— Begin DATASET —

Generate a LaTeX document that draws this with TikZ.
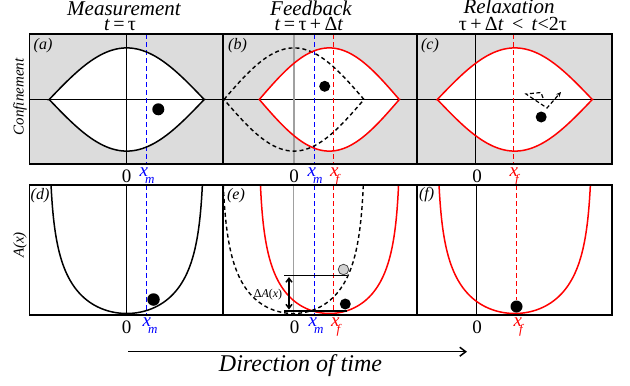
\documentclass[tikz,border=0pt]{standalone}
\usepackage{fontspec}
\setmainfont{Liberation Serif}
\usepackage{xcolor}
\usetikzlibrary{arrows.meta, positioning}
\definecolor{panelgray}{RGB}{220,220,220}
\definecolor{axisgray}{RGB}{160,160,160}

\newcommand{\lenspath}[2]{plot[domain=-#2:#2, samples=61] ({#1+\x},{99.5-51.6*cos(90*\x/#2)}) -- plot[domain=#2:-#2, samples=61] ({#1+\x},{99.5+51.6*cos(90*\x/#2)}) -- cycle}
\newcommand{\wellpath}[2]{plot[domain=-76.6:76.6, samples=121, variable=\t] ({#1+#2*sin(\t)},{313.5+88*ln(cos(\t))})}
\newcommand{\xsub}[1]{\raisebox{7pt}{\textit{x}}\kern-3pt{\fontsize{13}{13}\selectfont\textit{#1}}}

\begin{document}
\begin{tikzpicture}[
    x=1pt, y=-1pt,
    panelframe/.style={line width=1.2pt},
    axisline/.style={line width=0.8pt},
    grayaxis/.style={line width=1.2pt, draw=axisgray},
    wellcurve/.style={line width=1.5pt},
    oldcurve/.style={line width=1.4pt, dash pattern=on 4pt off 3pt},
    mline/.style={draw=blue, line width=1pt, dash pattern=on 5pt off 3pt},
    fline/.style={draw=red, line width=1pt, dash pattern=on 5pt off 3pt},
    ball/.style={circle, fill=black, inner sep=0pt, minimum size=12pt},
    ghost/.style={circle, fill=gray!35, draw=gray!60!black, line width=0.8pt, inner sep=0pt, minimum size=10.5pt},
    tag/.style={font=\fontsize{16}{16}\selectfont\itshape, inner sep=0pt},
    title/.style={font=\fontsize{21}{21}\selectfont\itshape, inner sep=0pt, anchor=base},
    when/.style={font=\fontsize{20}{20}\selectfont, inner sep=0pt, anchor=base},
    tick/.style={font=\fontsize{19}{19}\selectfont, inner sep=0pt, anchor=base},
    side/.style={font=\fontsize{15}{15}\selectfont\itshape, rotate=90, inner sep=0pt},
    walk/.style={line width=1.2pt, dash pattern=on 4pt off 2.5pt, -{Stealth[length=5pt, width=4.5pt]}},
    timearrow/.style={line width=1.5pt, -{Straight Barb[length=6pt, width=9pt]}},
    levelline/.style={line width=1.2pt},
    gaparrow/.style={line width=1.5pt, {Straight Barb[length=4pt, width=6pt]}-{Straight Barb[length=4pt, width=6pt]}}
]
\useasboundingbox (0,0) rectangle (630,386);

% Titles
\node[title] (tMeas) at (124,15) {Measurement};
\node[when] (tMeasT) at (120,30) {\textit{t}\,=\,τ};
\node[title] (tFeed) at (311,15) {Feedback};
\node[when] (tFeedT) at (309,30) {\textit{t}\,=\,τ\,+\,Δ\textit{t}};
\node[title] (tRelax) at (509,13.5) {Relaxation};
\node[when] (tRelaxT) at (513,30) {τ\,+\,Δ\textit{t} \,<\, \textit{t}<2τ};

% Side labels
\node[side] (conf) at (20,97) {Confinement};
\node[side] (avail) at (20,245) {A(x)};

% Panel (a): measurement
\fill[panelgray] (29.5,34) rectangle (223,164);
\fill[white] \lenspath{126.7}{77.5};
\draw[axisline] (29.5,99.5) -- (223,99.5);
\draw[axisline] (126.7,34) -- (126.7,164);
\draw[mline] (146.7,34) -- (146.7,164);
\draw[wellcurve] \lenspath{126.7}{77.5};
\node[ball] (dotA) at (158.3,109.3) {};
\node[tag] (labA) at (43,46) {(a)};

% Panel (b): feedback
\fill[panelgray] (223,34) rectangle (417,164);
\fill[white] \lenspath{329.3}{70};
\draw[axisline] (223,99.5) -- (417,99.5);
\draw[grayaxis] (294,34) -- (294,164);
\draw[mline] (314.5,34) -- (314.5,164);
\draw[fline] (333.5,34) -- (333.5,164);
\draw[oldcurve] \lenspath{294}{70};
\draw[wellcurve, red] \lenspath{329.3}{70};
\node[ball, minimum size=11pt] (dotB) at (324.7,86.3) {};
\node[tag] (labB) at (237.5,46) {(b)};

% Panel (c): relaxation
\fill[panelgray] (417,34) rectangle (612,164);
\fill[white] \lenspath{514.8}{77.5};
\draw[axisline] (417,99.5) -- (612,99.5);
\draw[axisline] (475.7,34) -- (475.7,164);
\draw[fline] (513.3,34) -- (513.3,164);
\draw[wellcurve, red] \lenspath{514.8}{77.5};
\node[ball, minimum size=11pt] (dotC) at (541.2,117) {};
\coordinate (w0) at (543,98);
\coordinate (w1) at (541,92.5);
\coordinate (w2) at (526,94);
\coordinate (w3) at (547,108);
\coordinate (w4) at (561,92);
\draw[walk] (w0) -- (w1) -- (w2) -- (w3) -- (w4);
\node[tag] (labC) at (430,46) {(c)};

% Top frames
\draw[panelframe] (29.5,34) rectangle (223,164);
\draw[panelframe] (223,34) rectangle (417,164);
\draw[panelframe] (417,34) rectangle (612,164);

% Top axis labels
\node[tick] (zeroA) at (126.7,182) {0};
\node[tick, blue] (xmA) at (147,183) {\xsub{m}};
\node[tick] (zeroB) at (294,182) {0};
\node[tick, blue] (xmB) at (315,183) {\xsub{m}};
\node[tick, red] (xfB) at (335.5,183) {\xsub{f}};
\node[tick] (zeroC) at (477,182) {0};
\node[tick, red] (xfC) at (515,183) {\xsub{f}};

% Panel (d)
\draw[axisline] (126.7,185) -- (126.7,315);
\draw[mline] (146.7,185) -- (146.7,315);
\draw[wellcurve] \wellpath{126.7}{77.8};
\node[ball, minimum size=12.5pt] (dotD) at (153.5,299.5) {};
\node[tag] (labD) at (40,196) {(d)};

% Panel (e)
\draw[grayaxis] (293.3,185) -- (293.3,315);
\draw[mline] (314,185) -- (314,315);
\draw[fline] (333.3,185) -- (333.3,315);
\draw[oldcurve] \wellpath{293.3}{72};
\draw[wellcurve, red] \wellpath{329.5}{71};
\coordinate (hiL) at (284,275.5);
\coordinate (hiR) at (347,275.5);
\coordinate (loL) at (284,311);
\coordinate (loR) at (347,311);
\draw[levelline] (hiL) -- (hiR);
\draw[levelline] (loL) -- (loR);
\coordinate (gapTop) at (289,277);
\coordinate (gapBot) at (289,309.5);
\draw[gaparrow] (gapTop) -- (gapBot);
\node[font=\fontsize{12}{12}\selectfont, inner sep=0pt] (gapLab) at (268,294.5) {Δ\textit{A}(\textit{x})};
\node[ghost] (oldE) at (343.5,269.5) {};
\node[ball, minimum size=11pt] (dotE) at (345.3,304) {};
\node[tag] (labE) at (236,196) {(e)};

% Panel (f)
\draw[axisline] (476,185) -- (476,315);
\draw[wellcurve, red] \wellpath{514.7}{77.8};
\node[ball] (dotF) at (516.5,306.5) {};
\coordinate (fTop) at (516.5,185);
\draw[fline] (fTop) -- (dotF.north);
\node[tag] (labF) at (426.7,195) {(f)};

% Bottom frames
\draw[panelframe] (29.5,185) rectangle (223,315);
\draw[panelframe] (223,185) rectangle (417,315);
\draw[panelframe] (417,185) rectangle (612,315);

% Bottom axis labels
\node[tick] (zeroD) at (126.7,333) {0};
\node[tick, blue] (xmD) at (150,333) {\xsub{m}};
\node[tick] (zeroE) at (294.5,333) {0};
\node[tick, blue] (xmE) at (316,333) {\xsub{m}};
\node[tick, red] (xfE) at (336.5,333) {\xsub{f}};
\node[tick] (zeroF) at (477,333) {0};
\node[tick, red] (xfF) at (519,333) {\xsub{f}};

% Direction of time
\coordinate (tStart) at (128,351.7);
\coordinate (tEnd) at (467,351.7);
\draw[timearrow] (tStart) -- (tEnd);
\node[font=\fontsize{24}{24}\selectfont\itshape, inner sep=0pt, anchor=base] (dirTime) at (300.5,371.5) {Direction of time};
\end{tikzpicture}
\end{document}
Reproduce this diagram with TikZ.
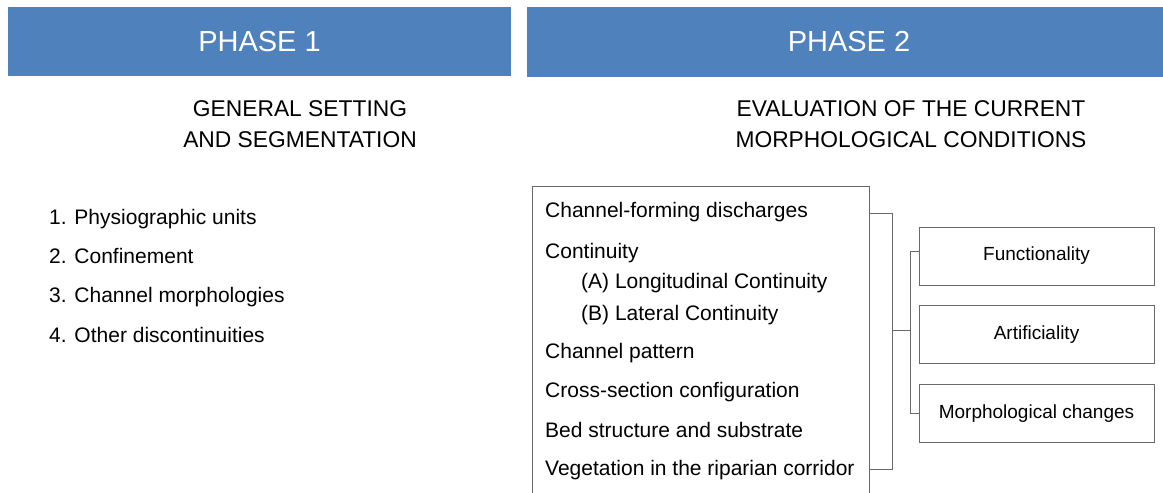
\documentclass[tikz,border=0pt]{standalone}
\usepackage{fontspec}
\setmainfont{Liberation Sans}
\definecolor{barblue}{RGB}{79,129,189}
\definecolor{linegray}{RGB}{105,105,105}
\begin{document}
\begin{tikzpicture}[x=1pt,y=-1pt,
 bar/.style={fill=barblue, text=white, inner sep=0pt, font=\fontsize{29}{34}\selectfont},
 subtitle/.style={align=center, inner sep=0pt, font=\fontsize{22.8}{31}\selectfont},
 item/.style={anchor=base west, inner sep=0pt, font=\fontsize{21}{25}\selectfont},
 resbox/.style={draw=linegray, line width=1pt, minimum width=235pt, minimum height=58pt, inner sep=0pt, font=\fontsize{19}{23}\selectfont},
 conn/.style={draw=linegray, line width=1pt}]
\useasboundingbox (0,0) rectangle (1163,493);
\clip (0,0) rectangle (1163,493);
\fill[white] (0,0) rectangle (1163,493);
% headers
\node[bar, minimum width=503pt, minimum height=69pt] (p1) at (259.5,41.5) {PHASE 1};
\node[bar, minimum width=644pt, minimum height=70pt] (p2) at (849,42) {PHASE 2};
\node[subtitle] (s1) at (300,124.5) {GENERAL SETTING\\AND SEGMENTATION};
\node[subtitle] (s2) at (911,124.5) {EVALUATION OF THE CURRENT\\MORPHOLOGICAL CONDITIONS};
% phase 1 list
\node[item] (l1) at (49,224) {1. Physiographic units};
\node[item] (l2) at (49,263) {2. Confinement};
\node[item] (l3) at (49,302) {3. Channel morphologies};
\node[item] (l4) at (49,342) {4. Other discontinuities};
% phase 2 main box
\node[draw=linegray, line width=1pt, anchor=north west, minimum width=337pt, minimum height=330pt, inner sep=0pt] (main) at (532,186) {};
\node[item] (m1) at (545,217) {Channel-forming discharges};
\node[item] (m2) at (545,258) {Continuity};
\node[item] (m2a) at (581,288) {(A) Longitudinal Continuity};
\node[item] (m2b) at (581,320) {(B) Lateral Continuity};
\node[item] (m3) at (545,358) {Channel pattern};
\node[item] (m4) at (545,397) {Cross-section configuration};
\node[item] (m5) at (545,437) {Bed structure and substrate};
\node[item] (m6) at (545,475) {Vegetation in the riparian corridor};
% result boxes
\node[resbox] (func) at (1036.5,256) {Functionality};
\node[resbox] (art) at (1036.5,334.5) {Artificiality};
\node[resbox] (morph) at (1036.5,413.5) {Morphological changes};
% connectors
\coordinate (bt) at (892,213);
\coordinate (bb) at (892,469);
\coordinate (bm) at (892,330);
\coordinate (sm) at (910,330);
\draw[conn] (main.east |- bt) -- (bt) -- (bb) -- (main.east |- bb);
\draw[conn] (bm) -- (sm);
\draw[conn] ([yshift=5pt]func.west) -- ([yshift=5pt]func.west -| sm) -- (morph.west -| sm) -- (morph.west);
\end{tikzpicture}
\end{document}
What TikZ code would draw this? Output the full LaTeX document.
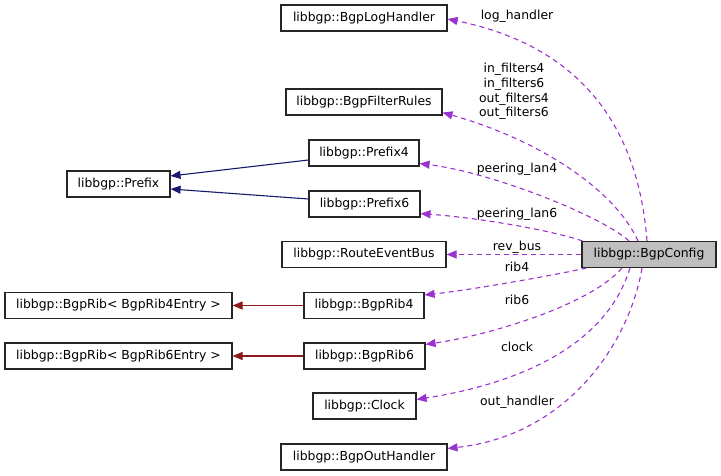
\documentclass[tikz,border=0pt]{standalone}
\usepackage{fontspec}
\setmainfont{DejaVu Sans}
\usetikzlibrary{arrows.meta,calc}
\definecolor{edgepurple}{HTML}{9A32CD}
\definecolor{edgenavy}{HTML}{191970}
\definecolor{edgered}{HTML}{8B1A1A}
\definecolor{cfggrey}{HTML}{BFBFBF}
\begin{document}
\begin{tikzpicture}[x=1pt,y=-1pt,
  font=\fontsize{12.4}{14.8}\selectfont,
  cls/.style={draw=black!85,line width=1.1pt,fill=white,minimum height=26pt,inner sep=0pt,anchor=center},
  usage/.style={draw=edgepurple,line width=1.1pt,dash pattern=on 5pt off 4pt,-{Triangle[length=10pt,width=8pt]}},
  inherit/.style={draw=edgenavy,line width=1.1pt,-{Triangle[length=10pt,width=8pt]}},
  templ/.style={draw=edgered,line width=1.1pt,-{Triangle[length=10pt,width=8pt]}},
  lbl/.style={inner sep=0pt,anchor=base}]
\useasboundingbox (0,0) rectangle (721,476);

\node[cls,minimum width=166pt] (lh) at (364,18) {libbgp::BgpLogHandler};
\node[cls,minimum width=156pt] (fr) at (364,102) {libbgp::BgpFilterRules};
\node[cls,minimum width=103pt] (pre) at (118.5,184) {libbgp::Prefix};
\node[cls,minimum width=110pt] (p4) at (364,153) {libbgp::Prefix4};
\node[cls,minimum width=111pt] (p6) at (364.5,204) {libbgp::Prefix6};
\node[cls,minimum width=164pt] (reb) at (364,254.5) {libbgp::RouteEventBus};
\node[cls,minimum width=134pt,fill=cfggrey] (cfg) at (649,254.5) {libbgp::BgpConfig};
\node[cls,minimum width=227pt] (b4) at (118.5,305.5) {libbgp::BgpRib< BgpRib4Entry >};
\node[cls,minimum width=120pt] (r4) at (364,305.5) {libbgp::BgpRib4};
\node[cls,minimum width=227pt] (b6) at (118.5,356) {libbgp::BgpRib< BgpRib6Entry >};
\node[cls,minimum width=121pt] (r6) at (364.5,356) {libbgp::BgpRib6};
\node[cls,minimum width=103pt] (clk) at (364.5,406) {libbgp::Clock};
\node[cls,minimum width=166pt] (oh) at (364,457) {libbgp::BgpOutHandler};

% inheritance
\draw[inherit] ($(p4.west)+(0,7)$) -- ($(pre.east)+(0,-8)$);
\draw[inherit] ($(p6.west)+(0,-5)$) -- ($(pre.east)+(0,5)$);
\draw[templ] (r4.west) -- (b4.east);
\draw[templ] (r6.west) -- (b6.east);

% usage
\draw[usage] ($(cfg.north)+(-2,0)$) .. controls (640,150) and (600,50) .. ($(lh.east)+(0,1)$);
\draw[usage] ($(cfg.north)+(-11,0)$) .. controls (615,190) and (540,140) .. ($(fr.south east)+(0,-3)$);
\draw[usage] ($(cfg.north)+(-20,0)$) .. controls (600,215) and (490,172) .. ($(p4.south east)+(0,-3)$);
\draw[usage] ($(cfg.north west)+(1,0)$) .. controls (550,230) and (480,218) .. ($(p6.south east)+(0,-4)$);
\draw[usage] (cfg.west) -- (reb.east);
\draw[usage] ($(cfg.south west)+(5,0)$) .. controls (550,276) and (470,290) .. ($(r4.north east)+(0,3)$);
\draw[usage] ($(cfg.south)+(-27,0)$) .. controls (590,305) and (490,335) .. ($(r6.north east)+(0,2)$);
\draw[usage] ($(cfg.south)+(-19,0)$) .. controls (605,350) and (510,385) .. ($(clk.north east)+(0,7)$);
\draw[usage] ($(cfg.south)+(-7,0)$) .. controls (630,340) and (570,435) .. ($(oh.north east)+(0,5)$);

% labels
\node[lbl] (llh) at (517,20) {log\_handler};
\node[lbl] (lf1) at (514,72.5) {in\_filters4};
\node[lbl] (lf2) at (514,87.5) {in\_filters6};
\node[lbl] (lf3) at (514,102.5) {out\_filters4};
\node[lbl] (lf4) at (514,117) {out\_filters6};
\node[lbl] (lp4) at (517,172.5) {peering\_lan4};
\node[lbl] (lp6) at (517,217.5) {peering\_lan6};
\node[lbl] (lrb) at (517,251) {rev\_bus};
\node[lbl] (lr4) at (517,271) {rib4};
\node[lbl] (lr6) at (517,305) {rib6};
\node[lbl] (lck) at (517,351.5) {clock};
\node[lbl] (loh) at (517,405) {out\_handler};
\end{tikzpicture}
\end{document}
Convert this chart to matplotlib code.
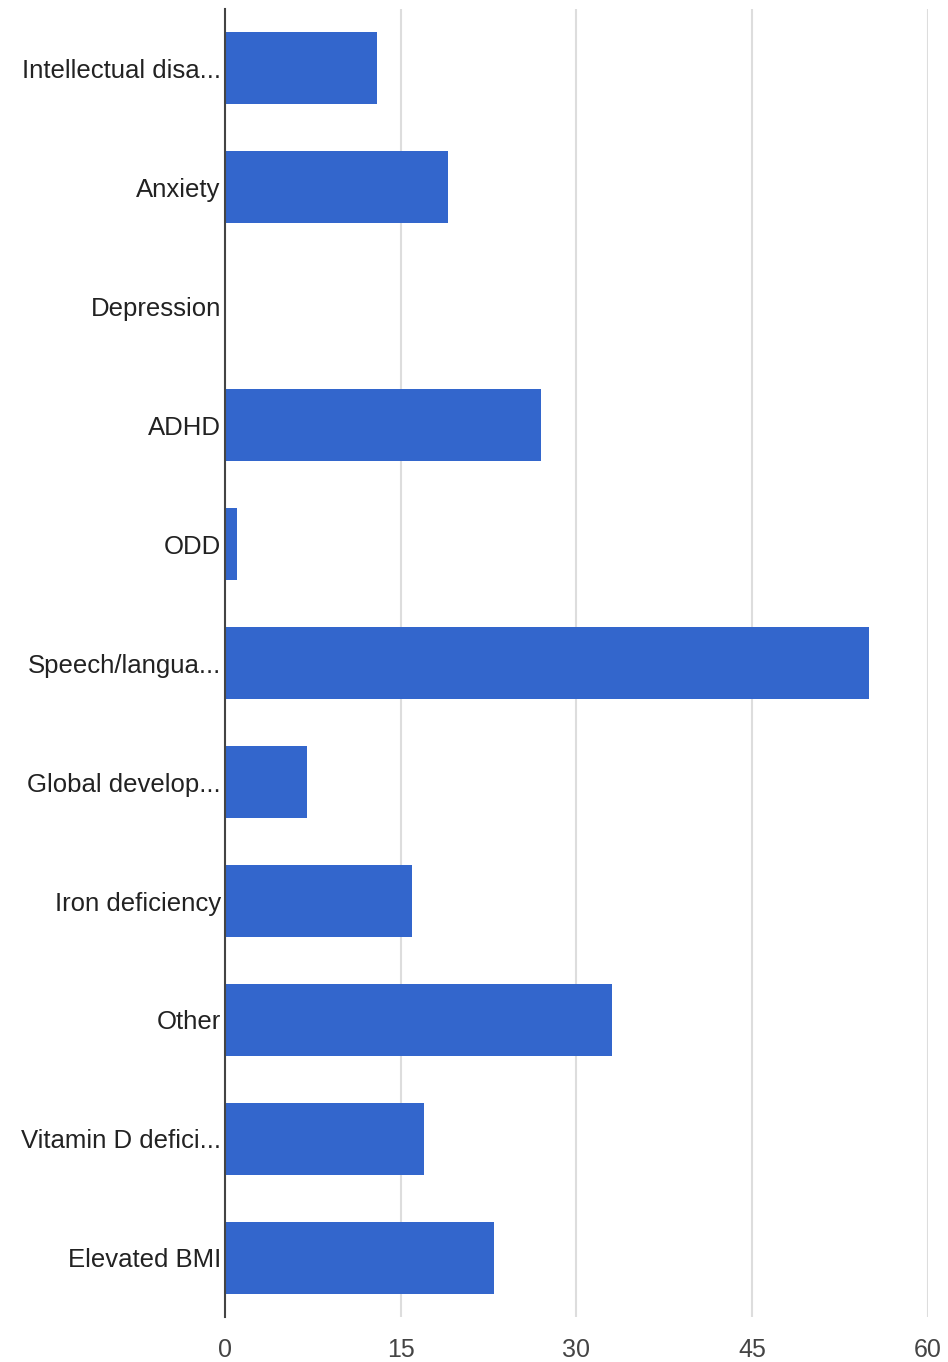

— End DATASET —

> [REQUIREMENT]: Repeat exactly, and only, the lines from the one containing "What TikZ code" through the one containing "(0,0) rectangle (721,476);", both included, without the pictures.

> [WORKED ANSWER]:
What TikZ code would draw this? Output the full LaTeX document.
\documentclass[tikz,border=0pt]{standalone}
\usepackage{fontspec}
\setmainfont{DejaVu Sans}
\usetikzlibrary{arrows.meta,calc}
\definecolor{edgepurple}{HTML}{9A32CD}
\definecolor{edgenavy}{HTML}{191970}
\definecolor{edgered}{HTML}{8B1A1A}
\definecolor{cfggrey}{HTML}{BFBFBF}
\begin{document}
\begin{tikzpicture}[x=1pt,y=-1pt,
  font=\fontsize{12.4}{14.8}\selectfont,
  cls/.style={draw=black!85,line width=1.1pt,fill=white,minimum height=26pt,inner sep=0pt,anchor=center},
  usage/.style={draw=edgepurple,line width=1.1pt,dash pattern=on 5pt off 4pt,-{Triangle[length=10pt,width=8pt]}},
  inherit/.style={draw=edgenavy,line width=1.1pt,-{Triangle[length=10pt,width=8pt]}},
  templ/.style={draw=edgered,line width=1.1pt,-{Triangle[length=10pt,width=8pt]}},
  lbl/.style={inner sep=0pt,anchor=base}]
\useasboundingbox (0,0) rectangle (721,476);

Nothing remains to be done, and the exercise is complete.